REQUEST: Set the lines down again exactly, first line through the line that contains "import * as", with no pictures.

- - -

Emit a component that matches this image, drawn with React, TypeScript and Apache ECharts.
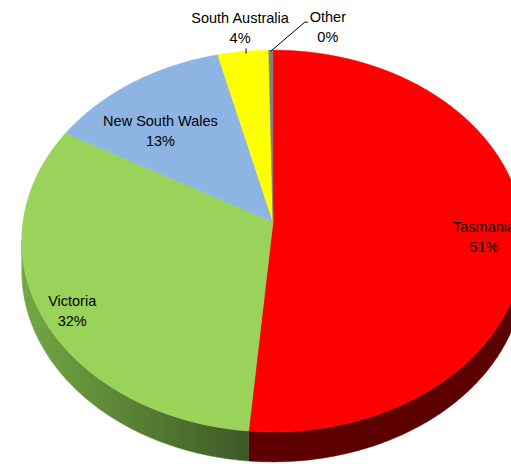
import React, { useEffect, useRef } from "react";
import * as echarts from "echarts";

const categories = ["Tasmania", "Victoria", "New South Wales", "South Australia", "Other"];
const values = [51.4, 31.8, 12.9, 3.6, 0.3];
const topColors = ["#FF0000", "#99D35A", "#8EB4E3", "#FFFF00", "#808080"];
const sideColors = ["#5C0000", "#4E7A2E", "#5A7AA0", "#9A9A00", "#505050"];
// label placement: inside (ratio of radius) or outside with leader
const labelModes = ["inside", "inside", "inside", "outsideUp", "outsideRight"];
const labelNudge: [number, number][] = [[-2, 2], [-5, 5], [8, 23], [0, 0], [2, 0]];

const CX = 273;
const CY = 222;
const A = 250; // horizontal radius
const B = 189; // vertical radius factor
const K = 0.0995; // perspective factor
const DEPTH = 30;
const FONT = "14.5px 'Liberation Sans', Arial, sans-serif";

function proj(theta: number, r: number, dy: number): [number, number] {
  const t = (theta * Math.PI) / 180;
  const X = r * Math.sin(t);
  const Z = r * Math.cos(t);
  const d = 1 + K * Z;
  return [CX + (A * X) / d, CY - (B * Z) / d + dy];
}

function arc(t1: number, t2: number, dy: number): [number, number][] {
  const n = Math.max(2, Math.ceil(Math.abs(t2 - t1) / 0.5));
  const pts: [number, number][] = [];
  for (let i = 0; i <= n; i++) pts.push(proj(t1 + ((t2 - t1) * i) / n, 1, dy));
  return pts;
}

const total = values.reduce((s, v) => s + v, 0);
const starts: number[] = [];
values.reduce((acc, v) => {
  starts.push((acc / total) * 360);
  return acc + v;
}, 0);

const FRONT_L = (Math.acos(-K) * 180) / Math.PI; // right extreme
const FRONT_R = 360 - FRONT_L; // left extreme

export default function App() {
  const ref = useRef<HTMLDivElement>(null);
  useEffect(() => {
    if (!ref.current) return;
    const chart = echarts.init(ref.current, undefined, { renderer: "svg" });
    const renderItem = (params: any, api: any) => {
      const i = params.dataIndex;
      const v = api.value(0);
      const t1 = starts[i];
      const t2 = t1 + (v / total) * 360;
      const children: any[] = [];
      // side wall
      const s1 = Math.max(t1, FRONT_L);
      const s2 = Math.min(t2, FRONT_R);
      if (s2 > s1) {
        const topArc = arc(s1, s2, 0);
        const botArc = arc(s2, s1, DEPTH);
        let fill: any = sideColors[i];
        if (i === 1) {
          fill = new echarts.graphic.LinearGradient(
            22, 0, 256, 0,
            [
              { offset: 0, color: "#73A843" },
              { offset: 0.5, color: "#577F34" },
              { offset: 1, color: "#3B5625" },
            ],
            true
          );
        }
        children.push({
          type: "polygon",
          z2: 1,
          shape: { points: topArc.concat(botArc) },
          style: { fill, stroke: fill, lineWidth: 0.5 },
        });
      }
      // top face
      const pts = [[CX, CY] as [number, number]].concat(arc(t1, t2, 0));
      children.push({
        type: "polygon",
        z2: 10,
        shape: { points: pts },
        style: { fill: topColors[i], stroke: topColors[i], lineWidth: 0.5 },
      });
      // labels
      const pct = Math.round((v / total) * 100) + "%";
      const mid = (t1 + t2) / 2;
      const mode = labelModes[i];
      const [nx, ny] = labelNudge[i];
      const textStyle = {
        text: categories[i] + "\n" + pct,
        align: "center",
        verticalAlign: "middle",
        font: FONT,
        lineHeight: 20,
        fill: "#000000",
      };
      if (mode === "inside") {
        const [lx, ly] = proj(mid, 0.85, 6);
        children.push({
          type: "text",
          z2: 20,
          style: { ...textStyle, x: lx + nx, y: ly + ny },
        });
      } else if (mode === "outsideUp") {
        const [ax, ay] = proj(mid, 1, 0);
        children.push({
          type: "polyline",
          z2: 20,
          shape: { points: [[ax + 3, ay + 2], [ax + 3, ay - 3]] },
          style: { stroke: "#000000", lineWidth: 1, fill: null },
        });
        children.push({
          type: "text",
          z2: 20,
          style: { ...textStyle, x: ax - 3 + nx, y: ay - 23 + ny },
        });
      } else {
        const [ax, ay] = proj(mid, 1, 0);
        children.push({
          type: "polyline",
          z2: 20,
          shape: { points: [[ax, ay + 1], [ax + 34, ay - 28], [ax + 37, ay - 28]] },
          style: { stroke: "#000000", lineWidth: 1, fill: null },
        });
        children.push({
          type: "text",
          z2: 20,
          style: { ...textStyle, x: ax + 55 + nx, y: ay - 23 + ny },
        });
      }
      return { type: "group", children };
    };
    chart.setOption({
      animation: false,
      backgroundColor: "#ffffff",
      series: [
        {
          type: "custom",
          coordinateSystem: "none",
          renderItem,
          data: values.map((v, i) => ({ name: categories[i], value: [v] })),
        },
      ],
    });
    return () => chart.dispose();
  }, []);
  return (
    <div
      ref={ref}
      style={{ position: "fixed", left: 0, top: 0, width: 511, height: 464 }}
    />
  );
}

- - -

FINISHED EXERCISE:
Emit a component that matches this image, drawn with React, TypeScript and Apache ECharts.
import React, { useEffect, useRef } from "react";
import * as echarts from "echarts";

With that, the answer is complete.